Através desse arco projetado por Oulman e esculpido por Amália, o grande público descobriu um universo de novo requinte poético, que afinal tanto tinha em comum com o fado tradicional. Era uma forma elevada e intemporal de tratar o mesmo mistério”, acrescenta-se.

Cantar a lírica de Camões: um ultraje?

Em 1965, a propósito da edição de um disco de 45 rotações que se intitulava Amália Canta Camões, foi por muitos considerado um ultraje cantar o príncipe dos poetas portugueses em forma de fado. Saíram então gravações de Erros Meus, Lianor, Dura Memória e, logo de seguida uma edição do Jornal Popular onde diversas personalidades do meio literário e artístico davam o seu parecer sobre esta inovação, a princípio, atípica no Fado. Algumas das vozes manifestaram-se a favor, outras duramente contra. “A polémica foi tal que chegaram a ser publicados na imprensa depoimentos contra e a favor e a montar-se um tribunal fictício na televisão para julgar Amália. Mas a primeira experiência do género acontecera já quatro anos antes de rebentar o escândalo. Amália cantara um soneto de Camões na televisão e pressagiado todo o estrondo de 1965. À pergunta sobre de quem eram os versos cantados respondeu apenas: “Estavam num livro…”, revela Frederico Santiago.

Aguda sensibilidade literária

“A ligação da cantora à poesia contemporânea também se desenvolve com a chegada de Oulman: José Régio, Alexandre O’Neill, Manuel Alegre, Ary dos Santos ou Cecília Meireles. Mas Amália canta mais poetas, muitos mais. Se alguns desses poemas são escritos de propósito para a sua voz, como a “Gaivota”, de Alexandre O’Neill, outros são “roubados” dos livros e até adaptados pela própria Amália, como o “Povo que Lavas no Rio”, de Pedro Homem de Mello. Uma aguda sensibilidade literária que culmina nalguns belíssimos poemas seus, muitos deles também cantados [- e publicados em livro intitulado Versos, numa edição dos Livros Cotovia -], sobretudo na fase final da carreira”, prossegue.

Repertório dos grandes poetas na sua maioria reservado para a intimidade

Outros poetas ficariam na arca dos inéditos da cantora, como Gil Vicente, Almeida Garrett, Mário de Sá-Carneiro, Teresa Rita Lopes ou Armindo Rodrigues.

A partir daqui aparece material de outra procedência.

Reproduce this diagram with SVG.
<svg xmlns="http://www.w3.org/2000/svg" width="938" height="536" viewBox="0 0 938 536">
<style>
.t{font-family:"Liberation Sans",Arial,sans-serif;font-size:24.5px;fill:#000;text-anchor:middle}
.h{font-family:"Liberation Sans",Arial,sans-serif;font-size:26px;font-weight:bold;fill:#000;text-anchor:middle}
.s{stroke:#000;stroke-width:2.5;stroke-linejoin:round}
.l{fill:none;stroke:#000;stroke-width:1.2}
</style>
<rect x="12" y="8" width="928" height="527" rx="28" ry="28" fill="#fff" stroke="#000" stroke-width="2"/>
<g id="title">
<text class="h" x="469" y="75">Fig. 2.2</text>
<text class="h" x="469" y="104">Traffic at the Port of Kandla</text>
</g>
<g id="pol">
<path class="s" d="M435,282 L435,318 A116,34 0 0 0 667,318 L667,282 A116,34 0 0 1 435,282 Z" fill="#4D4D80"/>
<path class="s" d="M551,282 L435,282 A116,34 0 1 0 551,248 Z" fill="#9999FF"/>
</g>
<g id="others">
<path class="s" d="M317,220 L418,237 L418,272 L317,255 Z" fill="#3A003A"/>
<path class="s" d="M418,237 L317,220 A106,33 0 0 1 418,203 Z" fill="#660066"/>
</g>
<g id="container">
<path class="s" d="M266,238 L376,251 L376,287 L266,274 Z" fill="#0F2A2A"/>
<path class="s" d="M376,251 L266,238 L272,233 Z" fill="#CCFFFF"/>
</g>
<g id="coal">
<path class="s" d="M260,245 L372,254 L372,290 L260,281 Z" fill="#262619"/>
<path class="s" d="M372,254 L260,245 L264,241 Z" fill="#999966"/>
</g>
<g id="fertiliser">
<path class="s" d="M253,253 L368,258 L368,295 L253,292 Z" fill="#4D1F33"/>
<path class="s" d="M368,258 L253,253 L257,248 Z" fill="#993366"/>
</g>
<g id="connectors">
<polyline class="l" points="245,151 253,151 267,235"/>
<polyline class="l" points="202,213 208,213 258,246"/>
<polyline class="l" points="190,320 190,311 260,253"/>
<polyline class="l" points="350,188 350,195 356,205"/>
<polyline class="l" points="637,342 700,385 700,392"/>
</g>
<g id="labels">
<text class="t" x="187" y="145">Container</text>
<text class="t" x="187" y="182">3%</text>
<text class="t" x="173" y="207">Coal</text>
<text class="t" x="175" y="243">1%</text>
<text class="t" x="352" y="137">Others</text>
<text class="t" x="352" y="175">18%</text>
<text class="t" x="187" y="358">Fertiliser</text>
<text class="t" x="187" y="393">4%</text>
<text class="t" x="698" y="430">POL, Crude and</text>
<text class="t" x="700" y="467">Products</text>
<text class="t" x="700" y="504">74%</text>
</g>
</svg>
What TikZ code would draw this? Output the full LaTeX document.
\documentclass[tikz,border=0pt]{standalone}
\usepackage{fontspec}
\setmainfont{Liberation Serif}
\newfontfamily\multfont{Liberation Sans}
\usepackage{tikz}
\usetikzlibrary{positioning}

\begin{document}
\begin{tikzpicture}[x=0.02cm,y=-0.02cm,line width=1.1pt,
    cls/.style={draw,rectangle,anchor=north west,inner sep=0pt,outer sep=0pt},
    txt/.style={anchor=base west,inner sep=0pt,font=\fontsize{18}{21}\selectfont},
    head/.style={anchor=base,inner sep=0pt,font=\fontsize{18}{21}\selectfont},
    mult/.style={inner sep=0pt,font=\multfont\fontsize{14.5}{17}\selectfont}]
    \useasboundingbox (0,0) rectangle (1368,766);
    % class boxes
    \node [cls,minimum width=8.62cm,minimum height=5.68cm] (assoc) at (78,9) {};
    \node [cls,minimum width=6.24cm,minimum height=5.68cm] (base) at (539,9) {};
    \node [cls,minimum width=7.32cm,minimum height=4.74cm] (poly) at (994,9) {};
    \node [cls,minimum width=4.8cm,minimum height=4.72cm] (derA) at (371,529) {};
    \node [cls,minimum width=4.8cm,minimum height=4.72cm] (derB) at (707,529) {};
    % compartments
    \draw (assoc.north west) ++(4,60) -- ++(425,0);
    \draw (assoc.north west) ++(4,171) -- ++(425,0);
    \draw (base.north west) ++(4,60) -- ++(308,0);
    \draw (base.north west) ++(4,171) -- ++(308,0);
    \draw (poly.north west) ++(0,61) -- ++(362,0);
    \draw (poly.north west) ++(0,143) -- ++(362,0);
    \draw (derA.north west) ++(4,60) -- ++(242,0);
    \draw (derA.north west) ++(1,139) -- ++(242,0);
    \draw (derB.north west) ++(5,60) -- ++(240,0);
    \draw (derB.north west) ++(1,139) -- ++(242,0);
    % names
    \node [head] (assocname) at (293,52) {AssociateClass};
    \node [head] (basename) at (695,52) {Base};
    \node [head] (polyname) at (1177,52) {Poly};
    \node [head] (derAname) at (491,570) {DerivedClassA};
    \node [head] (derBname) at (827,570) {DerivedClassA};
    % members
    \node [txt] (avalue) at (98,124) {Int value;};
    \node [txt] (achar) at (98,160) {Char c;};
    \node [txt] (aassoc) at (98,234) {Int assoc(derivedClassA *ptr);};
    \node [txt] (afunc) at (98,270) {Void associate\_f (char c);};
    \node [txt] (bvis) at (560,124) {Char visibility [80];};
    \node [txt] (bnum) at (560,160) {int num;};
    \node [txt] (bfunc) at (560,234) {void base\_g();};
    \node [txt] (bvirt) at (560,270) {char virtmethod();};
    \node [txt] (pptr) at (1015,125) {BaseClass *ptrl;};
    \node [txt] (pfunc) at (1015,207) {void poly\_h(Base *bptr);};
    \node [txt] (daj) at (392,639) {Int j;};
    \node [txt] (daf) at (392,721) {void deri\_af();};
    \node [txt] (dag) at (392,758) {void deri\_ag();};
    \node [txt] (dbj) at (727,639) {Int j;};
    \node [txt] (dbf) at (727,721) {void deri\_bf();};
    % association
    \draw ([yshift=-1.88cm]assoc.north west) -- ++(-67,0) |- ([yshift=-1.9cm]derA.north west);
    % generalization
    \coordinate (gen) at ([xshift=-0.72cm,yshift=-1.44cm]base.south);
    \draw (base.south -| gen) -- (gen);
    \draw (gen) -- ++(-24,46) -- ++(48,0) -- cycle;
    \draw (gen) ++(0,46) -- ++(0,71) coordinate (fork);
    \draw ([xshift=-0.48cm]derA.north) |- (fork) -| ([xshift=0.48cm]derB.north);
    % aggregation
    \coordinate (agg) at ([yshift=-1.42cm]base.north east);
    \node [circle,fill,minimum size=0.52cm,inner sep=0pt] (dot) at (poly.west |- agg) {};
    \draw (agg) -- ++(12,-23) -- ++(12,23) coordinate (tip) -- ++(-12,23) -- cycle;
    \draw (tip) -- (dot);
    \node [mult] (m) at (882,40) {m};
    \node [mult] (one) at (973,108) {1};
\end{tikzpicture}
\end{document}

E como se de poemas para ler se tratasse, Amália reservou muitos destes fados para a intimidade do disco. Na sua grande maioria, este repertório não fazia parte dos recitais ao vivo, que nesta altura aconteciam sobretudo no estrangeiro, com públicos que não entendiam português, conclui o autor do texto.

Um legado imortal

O imenso legado discográfico que nos deixa, testemunho da sua livre atitude poética e do universalismo da sua voz, inicia ainda hoje muitos dos seus admiradores no mundo da poesia portuguesa de qualquer tempo, e para todos os tempos.

Se o assunto lhe interessa, poderá procurar um livro que reúne a poesia cantada por Amália Rodrigues. Trata-de de uma recolha antológica que, pelo seu conjunto, possui um inegável elevado valor literário, efetuada por Vítor Pavão dos Santos. O livro intitula-se O fado da tua voz – Amália e os poetas.